Delta Sigma Theta sorority held a Breast Cancer Awareness Forum Thursday night in the University of La Verne’s West Dining Room.
They discussed the many ways of how to detect breast cancer and what the facts and myths are about it , as well as having a breast cancer survivor share her story. The Delta’s held this forum as a part of their public service.
“We do programs for the community to promote awareness on health issues,” said Elisha McKinney, vice president of Delta Sigma Theta and ULV senior.
The program has five “thrusts” or goals that it tries to achieve, including economic, education, health, mental and physical thrusts.
This thrust was under the category of mental and physical health.
In attendance were sorority sisters, both young and old, and a cancer survivor. The forum began with an icebreaker; everyone walked around and shook hands introducing themselves and trying to figure out who the cancer survivor was. The woman who rubbed the inside of your palm was the cancer survivor and you were asked to sit down.
That survivor was Doris Williams. Her daughter is a member of the sorority and was kind enough to speak and share her story with the audience.
McKinney presented a power point presentation on the “Did you knows” of breast cancer.
Following her was a Power Point presentation on exercising and how it could help prevent breast cancer in women.
Another speaker that attended was Letita Spencer, a gynecologist from Kaiser Permanente and also a fellow Delta. She came to bring her professional knowledge on breast cancer.
“You can’t control if you are going to get it,” Spencer said. “But early detection can save lives,” Spencer said.
She discussed the ways you can detect breast cancer and the myths and facts about it.
Spencer also gave an example of a self breast examination. She explained that she was not afraid to do it and that if the men there were uncomfortable they could leave.
The men were shocked; until she made it clear she would not be taking off her blouse.
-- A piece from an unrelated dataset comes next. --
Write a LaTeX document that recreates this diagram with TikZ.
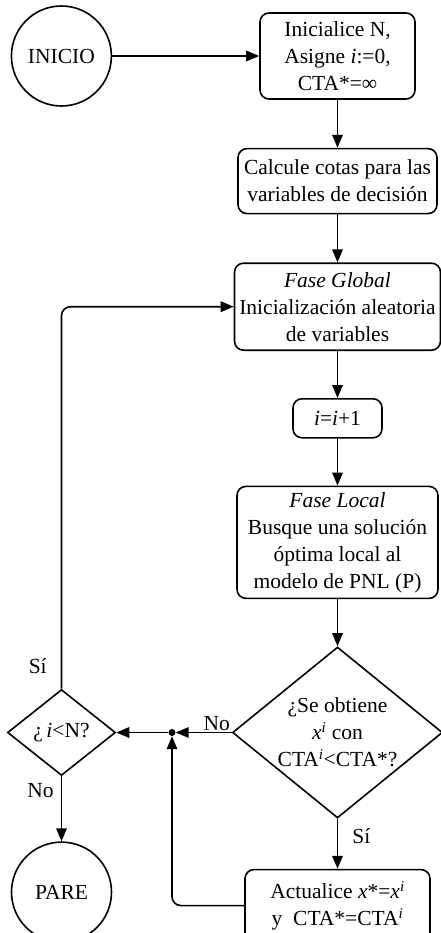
\documentclass[tikz,border=0pt]{standalone}
\usepackage{fontspec}
\setmainfont{Liberation Serif}
\usepackage{tikz}
\usetikzlibrary{arrows.meta,positioning,shapes.geometric}

\begin{document}
\begin{tikzpicture}[
  node distance=48pt,
  font=\fontsize{21.5}{27}\selectfont,
  paso/.style={rectangle,rounded corners=9pt,draw=black,line width=1.6pt,
               inner sep=2pt,align=center},
  terminal/.style={circle,draw=black,line width=1.6pt,minimum size=100pt,inner sep=0pt},
  decision/.style={diamond,draw=black,line width=1.6pt,inner sep=0pt},
  punto/.style={circle,fill=black,inner sep=0pt,minimum size=7pt},
  etiqueta/.style={inner sep=2pt},
  arr/.style={-{Triangle[length=13pt,width=10.5pt]},line width=1.6pt},
  lazo/.style={arr,rounded corners=9pt}
]
  \useasboundingbox (0,0) rectangle (441pt,-933pt);

  \node[paso,minimum width=155pt,minimum height=86pt] (inicializa) at (337.5pt,-56pt)
    {Inicialice N,\\Asigne \textit{i}:=0,\\CTA*=∞};
  \node[terminal,left=147pt of inicializa] (inicio) {INICIO};
  \node[paso,minimum width=199pt,minimum height=65pt,below=of inicializa] (cotas)
    {Calcule cotas para las\\variables de decisión};
  \node[paso,minimum width=206pt,minimum height=87pt,below=of cotas] (global)
    {\textit{Fase Global}\\Inicialización aleatoria\\de variables};
  \node[paso,minimum width=89pt,minimum height=39pt,below=47pt of global] (incremento)
    {\textit{i}=\textit{i}+1};
  \node[paso,minimum width=201pt,minimum height=112pt,below=47pt of incremento] (local)
    {\textit{Fase Local}\\Busque una solución\\óptima local al\\modelo de PNL (P)};
  \node[decision,minimum width=210pt,minimum height=171pt,below=47pt of local] (obtiene) {};
  \node[align=center] (obtienetxt) at (obtiene)
    {¿Se obtiene\\\textit{x}\textsuperscript{\textit{i}} con\\CTA\textsuperscript{\textit{i}}<CTA*?};
  \node[paso,minimum width=185pt,minimum height=72pt,below=50pt of obtiene] (actualiza)
    {Actualice \textit{x}*=\textit{x}\textsuperscript{\textit{i}}\\y\ \ CTA*=CTA\textsuperscript{\textit{i}}};

  \node[punto,left=56pt of obtiene] (junta) {};
  \node[decision,minimum width=108pt,minimum height=86pt,left=52pt of junta] (sigue) {};
  \node (siguetxt) at (sigue) {¿\,\textit{i}<N?};
  \node[terminal,below=65pt of sigue] (pare) {PARE};

  \draw[arr] (inicio) -- (inicializa);
  \draw[arr] (inicializa) -- (cotas);
  \draw[arr] (cotas) -- (global);
  \draw[arr] (global) -- (incremento);
  \draw[arr] (incremento) -- (local);
  \draw[arr] (local) -- (obtiene);
  \draw[arr] (obtiene) -- node[etiqueta,pos=0.34,right=12pt] (obtienesi) {Sí} (actualiza);
  \draw[arr] (obtiene) -- node[etiqueta,pos=0,anchor=south east,inner sep=1pt] (obtieneno) {No} (junta);
  \draw[arr] (junta) -- (sigue);
  \draw[lazo] (actualiza) -| (junta);
  \draw[lazo] (sigue) |- node[etiqueta,pos=0.03,left=12pt] (siguesi) {Sí} (global);
  \draw[arr] (sigue) -- node[etiqueta,pos=0.22,left=5pt] (sigueno) {No} (pare);
\end{tikzpicture}
\end{document}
She made it clear that the best way to save a life is to detect any slight difference in a woman’s breast.
Oct. 21 is National Mammogram Day and women should take advantage of this.
After Spencer’s presentation, Williams came to the podium and explained she would not simply give a lecture but a poem instead.
“Her poem was beautiful and really inspiring to me,” McKinney said.
“I thought there was a nice outcome, but I wanted more people to show up,” she added. “People really don’t care that much when they hear breast cancer because they think they are too young to get it, but in African Americans it is the No. 1 killer and we can get it as early as the age of 20.”